0

The parametric equations are

$$x = 2 + 3t$$ $$y = 3-t$$ $$z= 1+t$$

Let $\alpha: A_1x + B_1y + C_1z + D_1 = 0$ and $\beta: A_2x + B_2y + C_2z + D_2 = 0$ be the equations of two intersecting planes.

To make it clear, I'm asked to go from to $(x,y,z) \to \alpha$ and $\beta$.
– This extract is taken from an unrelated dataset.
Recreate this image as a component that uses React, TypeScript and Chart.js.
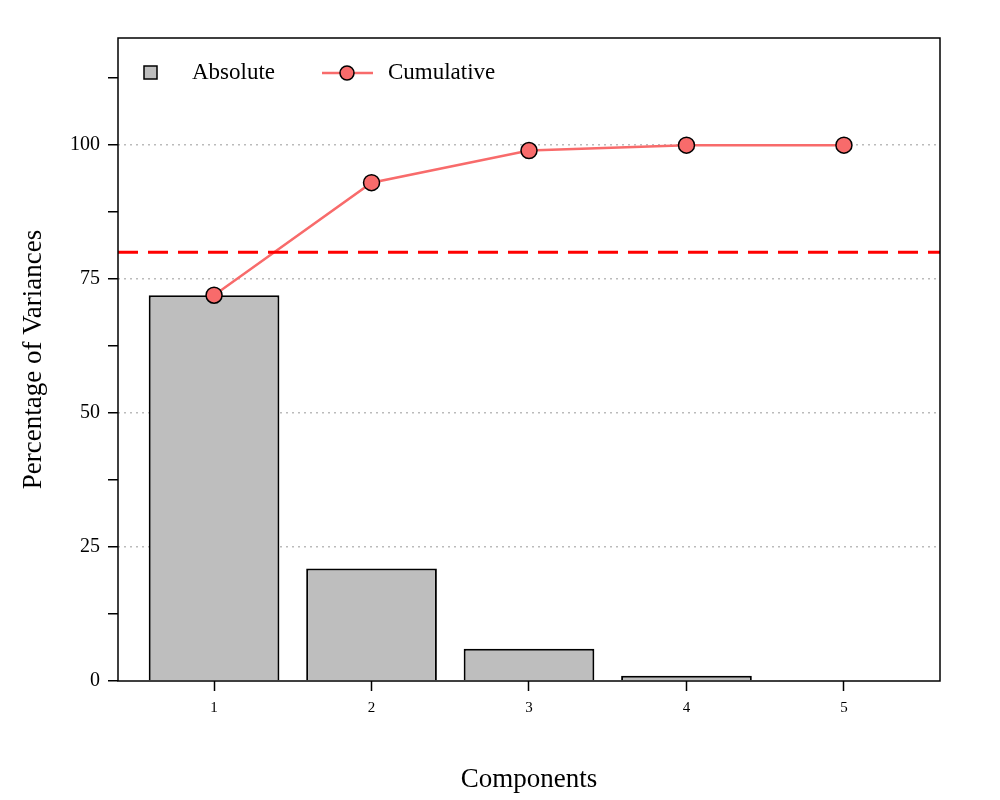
import React, { useEffect, useRef } from "react";
import Chart from "chart.js/auto";

const components = [1, 2, 3, 4, 5];
const absolute = [72, 21, 6, 1, 0.2];
const cumulative = [72, 93, 99, 100, 100];
const threshold = 80;
const yTicks = [0, 12.5, 25, 37.5, 50, 62.5, 75, 87.5, 100, 112.5];

const FONT = "'Liberation Serif', 'Times New Roman', serif";

const extras = {
  id: "extras",
  afterDraw(chart: any) {
    const { ctx, chartArea: a, scales } = chart;
    ctx.save();
    // threshold line
    const y = scales.y.getPixelForValue(threshold);
    ctx.strokeStyle = "#ff0000";
    ctx.lineWidth = 3;
    ctx.setLineDash([20, 10]);
    ctx.beginPath();
    ctx.moveTo(a.left, y);
    ctx.lineTo(a.right, y);
    ctx.stroke();
    ctx.setLineDash([]);
    // box
    ctx.strokeStyle = "#000";
    ctx.lineWidth = 1.5;
    ctx.strokeRect(a.left, a.top, a.right - a.left, a.bottom - a.top);
    // legend
    ctx.font = `23px ${FONT}`;
    ctx.textBaseline = "middle";
    ctx.fillStyle = "#bebebe";
    ctx.fillRect(144, 66, 13, 13);
    ctx.strokeRect(144, 66, 13, 13);
    ctx.fillStyle = "#000";
    ctx.fillText("Absolute", 192, 73);
    ctx.strokeStyle = "#f86b6b";
    ctx.lineWidth = 2.5;
    ctx.beginPath();
    ctx.moveTo(322, 73);
    ctx.lineTo(373, 73);
    ctx.stroke();
    ctx.fillStyle = "#f86b6b";
    ctx.strokeStyle = "#000";
    ctx.lineWidth = 1.5;
    ctx.beginPath();
    ctx.arc(347, 73, 7, 0, Math.PI * 2);
    ctx.fill();
    ctx.stroke();
    ctx.fillStyle = "#000";
    ctx.fillText("Cumulative", 388, 73);
    ctx.restore();
  },
};

const App: React.FC = () => {
  const canvasRef = useRef<HTMLCanvasElement | null>(null);
  const chartRef = useRef<Chart | null>(null);

  useEffect(() => {
    if (!canvasRef.current) return;
    if (chartRef.current) chartRef.current.destroy();
    const ctx = canvasRef.current.getContext("2d");
    if (!ctx) return;
    chartRef.current = new Chart(ctx, {
      type: "bar",
      data: {
        datasets: [
          {
            type: "line",
            label: "Cumulative",
            data: components.map((c, i) => ({ x: c, y: cumulative[i] })),
            borderColor: "#f86b6b",
            borderWidth: 2.5,
            pointBackgroundColor: "#f86b6b",
            pointBorderColor: "#000",
            pointBorderWidth: 1.5,
            pointRadius: 8,
            order: 0,
          } as any,
          {
            type: "bar",
            label: "Absolute",
            data: components.map((c, i) => ({ x: c, y: absolute[i] })),
            backgroundColor: "#bebebe",
            borderColor: "#000",
            borderWidth: 2,
            barPercentage: 0.83,
            categoryPercentage: 1,
            order: 1,
          },
        ],
      },
      options: {
        responsive: false,
        animation: false,
        layout: { padding: { top: 38, right: 60, left: 14, bottom: 0 } },
        plugins: { legend: { display: false }, tooltip: { enabled: false } },
        scales: {
          x: {
            type: "linear",
            min: 0.39,
            max: 5.61,
            offset: false,
            afterBuildTicks: (s: any) => {
              s.ticks = components.map((v) => ({ value: v }));
            },
            afterFit: (s: any) => {
              s.height = 119;
            },
            grid: { offset: false, drawOnChartArea: false, tickLength: 10, tickColor: "#000", tickWidth: 1.5 },
            border: { display: false },
            ticks: { color: "#000", font: { family: FONT, size: 15 }, padding: 8 },
            title: {
              display: true,
              text: "Components",
              color: "#000",
              font: { family: FONT, size: 27 },
              padding: { top: 4 },
            },
          },
          y: {
            min: 0,
            max: 120,
            afterBuildTicks: (s: any) => {
              s.ticks = yTicks.map((v) => ({ value: v }));
            },
            afterFit: (s: any) => {
              s.width = 104;
            },
            grid: {
              color: (c: any) =>
                c.tick && c.tick.value > 0 && c.tick.value % 25 === 0 ? "#bbbbbb" : "rgba(0,0,0,0)",
              lineWidth: 1.5,
              tickLength: 10,
              tickColor: "#000",
              tickWidth: 1.5,
              tickBorderDash: [],
            } as any,
            border: { display: false, dash: [2, 4] },
            ticks: {
              color: "#000",
              font: { family: FONT, size: 20 },
              padding: 8,
              callback: (v: any) => (Number(v) % 25 === 0 ? String(v) : ""),
            },
            title: {
              display: true,
              text: "Percentage of Variances",
              color: "#000",
              font: { family: FONT, size: 27 },
              padding: { bottom: 8 },
            },
          },
        },
      },
      plugins: [extras],
    });
    return () => {
      if (chartRef.current) chartRef.current.destroy();
      chartRef.current = null;
    };
  }, []);

  return (
    <div style={{ position: "absolute", left: 0, top: 0, width: 1000, height: 800, background: "#fff" }}>
      <canvas ref={canvasRef} width={1000} height={800} />
    </div>
  );
};

export default App;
It can be seen that the vector lying on the of intersection of the planes has coordinates $(3,-1,1)$. Since this vector is perpendicular to both normal vectors to the planes we have that

$$B_1C_2-B_2C_1=3$$ $$C_1A_2 - C_2A_1 =-1$$ $$A_1B_2- A_2B_1 = 1$$

And here I'm stuck. I don't this is the path, since I got 3 equations in 6 unknowns. The other thing I was thinking was to plug the parametric equations in the equations of the planes, in order to get something in terms of $t$ but it doesn't look that helpful either.

asd
  • 1,765
  • 1
    It should come as no surprise that your system of equations is underdetermined since there is an infinite number of planes that contain this line, any two of which would serve as a solution. – amd Nov 03 '16 at 20:21

1 Answers1

1

The parametric equations of the line $\;D\;$ are

$x=2+3t$

$y=3-t$

$z=1+t$.

from the second, we get $\;\;t=3-y\;\;$ which we replace in the others to obtain the planes equations

$$P_1\;:\;x+3y=11$$ and $$P_2\;:\;y+z=4.$$

we check that $D\in P_1$ and $D\in P_2$.